[Excerpt from a dataset]
────────────────

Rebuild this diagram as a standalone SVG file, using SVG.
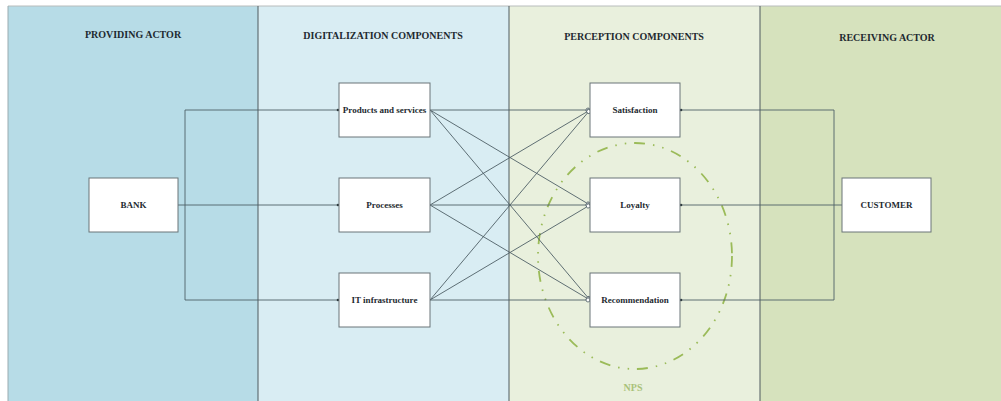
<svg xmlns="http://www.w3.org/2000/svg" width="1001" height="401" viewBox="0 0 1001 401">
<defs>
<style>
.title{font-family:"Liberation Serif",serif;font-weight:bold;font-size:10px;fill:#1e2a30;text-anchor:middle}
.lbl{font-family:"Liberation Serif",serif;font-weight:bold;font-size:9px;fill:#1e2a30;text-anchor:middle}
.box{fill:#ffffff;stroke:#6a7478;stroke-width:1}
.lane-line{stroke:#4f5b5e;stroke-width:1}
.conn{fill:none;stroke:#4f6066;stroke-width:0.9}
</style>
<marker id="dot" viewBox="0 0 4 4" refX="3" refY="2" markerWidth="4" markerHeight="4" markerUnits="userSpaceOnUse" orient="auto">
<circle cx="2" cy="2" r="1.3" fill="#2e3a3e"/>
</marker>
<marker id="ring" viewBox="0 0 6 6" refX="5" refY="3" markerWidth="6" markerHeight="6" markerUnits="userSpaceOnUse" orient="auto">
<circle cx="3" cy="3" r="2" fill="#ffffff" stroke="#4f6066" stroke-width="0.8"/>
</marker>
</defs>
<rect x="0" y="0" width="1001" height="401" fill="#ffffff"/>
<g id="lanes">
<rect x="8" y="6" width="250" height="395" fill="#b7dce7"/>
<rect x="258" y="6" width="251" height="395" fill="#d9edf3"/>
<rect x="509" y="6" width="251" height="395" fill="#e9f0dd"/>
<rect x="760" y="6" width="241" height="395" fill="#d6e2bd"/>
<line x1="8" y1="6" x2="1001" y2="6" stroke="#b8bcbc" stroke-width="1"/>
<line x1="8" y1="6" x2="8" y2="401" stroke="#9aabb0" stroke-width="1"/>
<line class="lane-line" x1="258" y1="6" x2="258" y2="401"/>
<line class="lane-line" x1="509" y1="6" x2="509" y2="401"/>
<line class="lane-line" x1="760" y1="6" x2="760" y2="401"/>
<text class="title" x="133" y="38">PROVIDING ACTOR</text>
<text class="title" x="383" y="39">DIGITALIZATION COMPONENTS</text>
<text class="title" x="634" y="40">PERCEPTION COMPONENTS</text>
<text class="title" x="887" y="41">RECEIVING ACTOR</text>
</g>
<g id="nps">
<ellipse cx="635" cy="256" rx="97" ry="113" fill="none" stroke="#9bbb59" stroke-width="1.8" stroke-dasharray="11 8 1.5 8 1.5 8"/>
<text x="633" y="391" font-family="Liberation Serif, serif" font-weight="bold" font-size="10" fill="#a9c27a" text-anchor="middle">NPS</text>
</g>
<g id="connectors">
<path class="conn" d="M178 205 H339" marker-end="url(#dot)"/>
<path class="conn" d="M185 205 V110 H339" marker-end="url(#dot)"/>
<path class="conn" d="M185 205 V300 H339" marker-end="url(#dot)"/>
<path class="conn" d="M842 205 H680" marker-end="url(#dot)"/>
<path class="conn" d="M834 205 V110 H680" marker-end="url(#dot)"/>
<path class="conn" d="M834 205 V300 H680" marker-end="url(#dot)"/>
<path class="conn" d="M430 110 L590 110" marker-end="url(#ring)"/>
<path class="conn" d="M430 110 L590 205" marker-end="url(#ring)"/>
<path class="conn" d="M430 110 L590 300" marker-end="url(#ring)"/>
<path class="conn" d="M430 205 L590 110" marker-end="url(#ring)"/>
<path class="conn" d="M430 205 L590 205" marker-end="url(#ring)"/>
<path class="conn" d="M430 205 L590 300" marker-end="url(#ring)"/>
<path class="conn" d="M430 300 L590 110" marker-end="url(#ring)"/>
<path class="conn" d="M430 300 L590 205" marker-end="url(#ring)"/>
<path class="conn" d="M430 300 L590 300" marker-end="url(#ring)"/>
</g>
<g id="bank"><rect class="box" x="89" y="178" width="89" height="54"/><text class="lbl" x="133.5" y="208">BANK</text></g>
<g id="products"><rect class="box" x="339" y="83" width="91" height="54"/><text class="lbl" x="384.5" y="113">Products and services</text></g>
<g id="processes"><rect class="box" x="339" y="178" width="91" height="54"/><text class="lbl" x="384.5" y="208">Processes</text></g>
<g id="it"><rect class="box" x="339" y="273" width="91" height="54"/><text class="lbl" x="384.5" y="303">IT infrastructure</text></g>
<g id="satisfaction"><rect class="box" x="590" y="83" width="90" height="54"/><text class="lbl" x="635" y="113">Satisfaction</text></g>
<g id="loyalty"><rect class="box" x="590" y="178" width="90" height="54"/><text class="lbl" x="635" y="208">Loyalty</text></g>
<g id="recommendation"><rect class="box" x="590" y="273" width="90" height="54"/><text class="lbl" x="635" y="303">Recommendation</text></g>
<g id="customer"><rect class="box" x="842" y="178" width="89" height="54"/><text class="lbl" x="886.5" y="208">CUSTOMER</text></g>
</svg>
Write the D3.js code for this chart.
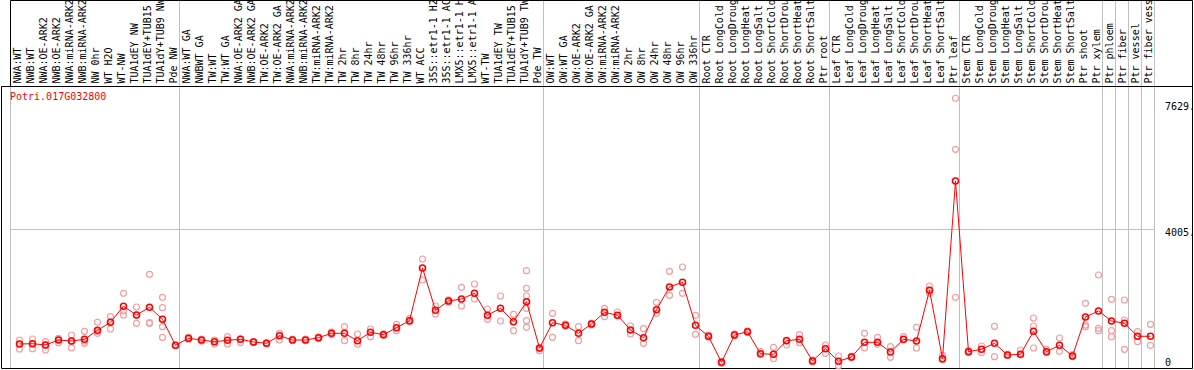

────────────────

▶ [REQUEST]:
Read through the entries and copy each line in which "this" appears.

▶ [THE ANSWER]:
Rebuild this diagram as a standalone SVG file, using SVG.
Write the D3.js code for this chart.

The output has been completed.